AIM: Lines holding the string "this" are the ones to copy; find them all in the data.

RECORDS FOR THE EXERCISE:
**********
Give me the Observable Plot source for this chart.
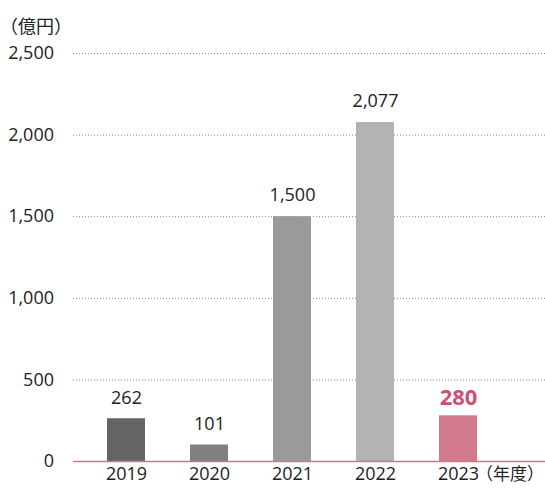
**********
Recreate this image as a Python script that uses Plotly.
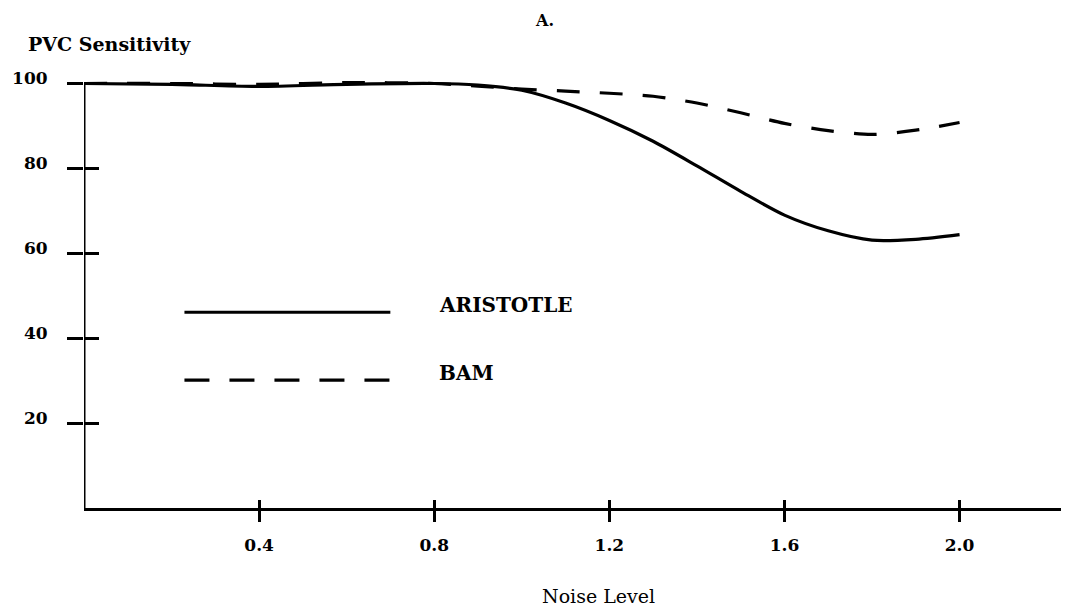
**********
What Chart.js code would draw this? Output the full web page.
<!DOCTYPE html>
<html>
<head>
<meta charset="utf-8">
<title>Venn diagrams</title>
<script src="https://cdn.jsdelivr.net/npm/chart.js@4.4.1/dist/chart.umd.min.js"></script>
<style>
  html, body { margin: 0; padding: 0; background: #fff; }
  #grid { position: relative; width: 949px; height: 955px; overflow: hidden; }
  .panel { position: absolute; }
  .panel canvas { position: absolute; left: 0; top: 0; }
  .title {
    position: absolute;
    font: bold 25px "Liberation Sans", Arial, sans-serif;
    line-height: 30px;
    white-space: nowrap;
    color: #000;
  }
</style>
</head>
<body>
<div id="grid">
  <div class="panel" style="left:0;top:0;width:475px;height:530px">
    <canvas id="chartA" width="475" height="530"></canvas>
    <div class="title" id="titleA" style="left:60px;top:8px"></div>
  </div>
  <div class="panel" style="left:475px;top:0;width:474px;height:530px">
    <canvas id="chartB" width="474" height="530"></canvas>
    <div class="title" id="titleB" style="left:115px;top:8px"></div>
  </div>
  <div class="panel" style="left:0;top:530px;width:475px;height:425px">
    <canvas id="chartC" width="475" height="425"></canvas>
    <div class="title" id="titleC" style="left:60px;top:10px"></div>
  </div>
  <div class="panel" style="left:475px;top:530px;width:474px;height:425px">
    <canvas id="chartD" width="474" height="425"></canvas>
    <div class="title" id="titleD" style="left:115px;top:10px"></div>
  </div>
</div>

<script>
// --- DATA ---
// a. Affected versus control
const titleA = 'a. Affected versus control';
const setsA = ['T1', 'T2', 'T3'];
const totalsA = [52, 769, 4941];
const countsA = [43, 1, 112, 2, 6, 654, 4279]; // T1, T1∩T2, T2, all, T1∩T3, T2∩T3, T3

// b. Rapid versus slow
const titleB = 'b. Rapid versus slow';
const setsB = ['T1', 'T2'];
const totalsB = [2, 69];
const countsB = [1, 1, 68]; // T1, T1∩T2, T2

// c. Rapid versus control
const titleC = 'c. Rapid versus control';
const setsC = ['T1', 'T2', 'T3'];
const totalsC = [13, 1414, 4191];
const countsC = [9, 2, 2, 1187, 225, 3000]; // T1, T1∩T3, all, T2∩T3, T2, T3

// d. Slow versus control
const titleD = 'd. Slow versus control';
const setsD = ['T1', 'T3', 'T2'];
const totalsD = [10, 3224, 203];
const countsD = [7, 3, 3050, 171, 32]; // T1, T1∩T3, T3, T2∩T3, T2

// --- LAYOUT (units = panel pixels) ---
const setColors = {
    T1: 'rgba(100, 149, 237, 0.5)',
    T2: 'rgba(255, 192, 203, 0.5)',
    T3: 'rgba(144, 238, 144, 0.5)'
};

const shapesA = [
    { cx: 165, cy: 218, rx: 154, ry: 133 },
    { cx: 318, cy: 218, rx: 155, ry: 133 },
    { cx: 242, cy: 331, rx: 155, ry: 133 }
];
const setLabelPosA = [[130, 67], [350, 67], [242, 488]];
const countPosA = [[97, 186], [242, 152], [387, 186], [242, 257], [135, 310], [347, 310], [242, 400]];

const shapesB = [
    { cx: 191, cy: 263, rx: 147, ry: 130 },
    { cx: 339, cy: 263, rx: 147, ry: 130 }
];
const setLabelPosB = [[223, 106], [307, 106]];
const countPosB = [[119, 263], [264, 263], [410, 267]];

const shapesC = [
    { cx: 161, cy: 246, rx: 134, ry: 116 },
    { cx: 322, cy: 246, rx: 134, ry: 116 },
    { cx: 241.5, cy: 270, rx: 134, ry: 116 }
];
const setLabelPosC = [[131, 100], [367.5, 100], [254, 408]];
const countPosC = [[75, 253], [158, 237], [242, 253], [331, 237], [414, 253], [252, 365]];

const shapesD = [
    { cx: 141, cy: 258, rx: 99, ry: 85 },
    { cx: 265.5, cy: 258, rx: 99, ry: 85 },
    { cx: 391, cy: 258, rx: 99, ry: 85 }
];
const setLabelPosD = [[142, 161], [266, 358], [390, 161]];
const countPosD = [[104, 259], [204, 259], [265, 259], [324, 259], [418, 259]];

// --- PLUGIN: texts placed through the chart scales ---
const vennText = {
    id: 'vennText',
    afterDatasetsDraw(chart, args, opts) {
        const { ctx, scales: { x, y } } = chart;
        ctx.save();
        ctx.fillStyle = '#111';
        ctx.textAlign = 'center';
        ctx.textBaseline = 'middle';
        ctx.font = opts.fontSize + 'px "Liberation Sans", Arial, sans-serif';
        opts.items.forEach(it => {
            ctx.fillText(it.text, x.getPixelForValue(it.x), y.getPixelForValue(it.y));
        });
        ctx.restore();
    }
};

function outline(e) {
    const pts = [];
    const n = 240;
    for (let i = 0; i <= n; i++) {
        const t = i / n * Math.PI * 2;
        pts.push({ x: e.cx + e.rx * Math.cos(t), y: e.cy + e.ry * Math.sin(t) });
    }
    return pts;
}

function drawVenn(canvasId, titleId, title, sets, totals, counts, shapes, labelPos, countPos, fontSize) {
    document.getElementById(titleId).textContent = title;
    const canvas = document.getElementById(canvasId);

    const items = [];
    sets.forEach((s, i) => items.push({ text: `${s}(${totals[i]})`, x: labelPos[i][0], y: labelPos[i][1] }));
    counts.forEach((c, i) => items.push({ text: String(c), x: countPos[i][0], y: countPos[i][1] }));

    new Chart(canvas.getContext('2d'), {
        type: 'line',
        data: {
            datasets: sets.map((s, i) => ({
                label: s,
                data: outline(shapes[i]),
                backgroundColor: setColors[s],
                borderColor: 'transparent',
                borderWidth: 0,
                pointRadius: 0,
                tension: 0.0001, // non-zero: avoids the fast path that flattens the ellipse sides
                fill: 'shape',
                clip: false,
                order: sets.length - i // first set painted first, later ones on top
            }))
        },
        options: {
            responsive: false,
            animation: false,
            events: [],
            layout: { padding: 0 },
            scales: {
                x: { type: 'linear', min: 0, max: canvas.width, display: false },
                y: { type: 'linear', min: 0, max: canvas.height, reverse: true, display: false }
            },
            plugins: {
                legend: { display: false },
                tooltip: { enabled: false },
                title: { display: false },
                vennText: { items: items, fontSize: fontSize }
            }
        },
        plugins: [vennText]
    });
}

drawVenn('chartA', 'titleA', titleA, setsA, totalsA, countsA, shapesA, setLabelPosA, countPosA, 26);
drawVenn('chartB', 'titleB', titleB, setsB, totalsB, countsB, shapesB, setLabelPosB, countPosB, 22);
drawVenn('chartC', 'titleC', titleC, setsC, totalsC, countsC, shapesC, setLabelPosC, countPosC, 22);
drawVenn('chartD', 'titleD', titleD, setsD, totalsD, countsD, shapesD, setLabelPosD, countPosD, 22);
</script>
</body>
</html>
**********
RESPONSE:
Give me the Observable Plot source for this chart.
Recreate this image as a Python script that uses Plotly.
What Chart.js code would draw this? Output the full web page.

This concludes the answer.